Thursday, July 5, 2007

Rater solution and Greenbush LEED® registration completion

Today a compromise was reached about the LEED® rater, who will verify that the house is built to the proper standards and will deliver this data to the LEED® provider.

I wanted to use someone local to the Greenbush project, but a LEED-trained rater is not available in the region (a common occurance in rural areas). Currently, there are only a few raters with LEED-H training (LEED has plans to add more eventually). The closest is located in the cities, which is 6.5 hours away from the project.

However, a local RESnet energy rater has been found, and the LEED provider has okayed her involvement for the energy portion of the Greenbush project. She will not be able to sign off on any other data besides the energy portion, nor will she be able to receive official LEED training through the project, but she will gain LEED experience. She can become properly LEED trained later if she decides to.

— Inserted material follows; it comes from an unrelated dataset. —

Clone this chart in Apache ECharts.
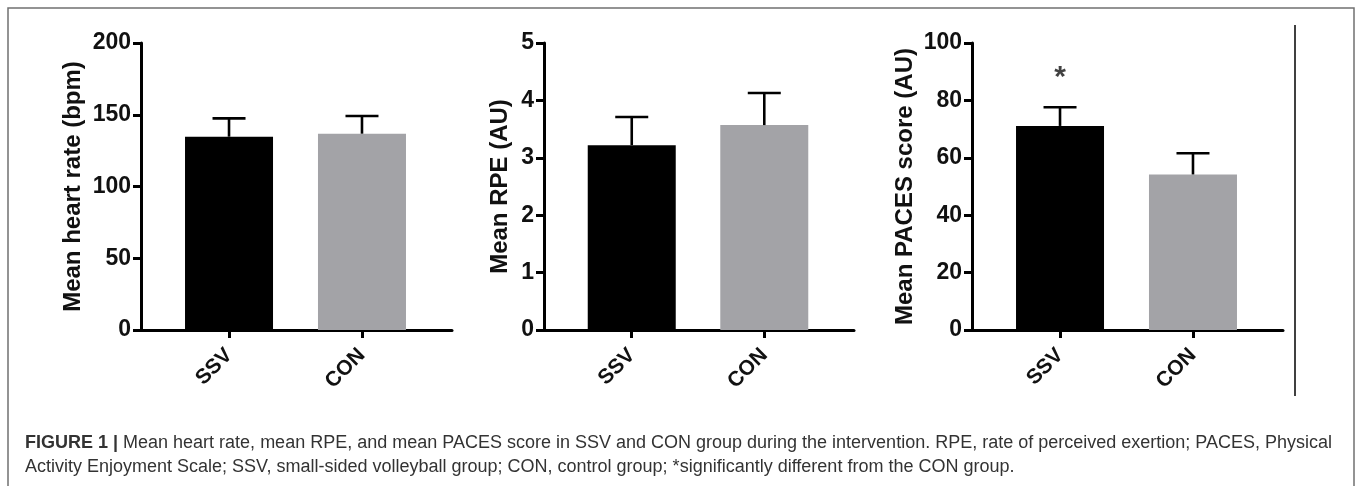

The LEED rater (the rater for the non-energy portion) has agreed to minimize our travel costs as much as possible. I had hoped to get a guarantee from him that he wouldn't need to visit the site and that all data verification could be done digitally. He promised to try, but he has never worked with us or with our builder before, so it is understandable that this may not happen. Thankfully the worst case scenario is if that this project incurs a lot of travel expenses, it would still pave the way for future LEED projects in the area to go entirely digital and diminish travel expenses altogether.*

The LEED rater also applauded the fact that the project involves the local Community Alliance (our builder is from the NWCAA), because then the builder will gain green building experience that can spread throughout the community. I am going to invite other Community Alliances to look at the project so they can benefit as well.

So today I mailed the check into our LEED provider to complete the registration process. Here we go!

*(This is a pilot and a great deal of flexibility has been given. This is not business as usual because we don't know what the limitations will be when the program launches completely in a couple of months. LEED expects to add more people to cover a larger portion of the country sometime in the future.)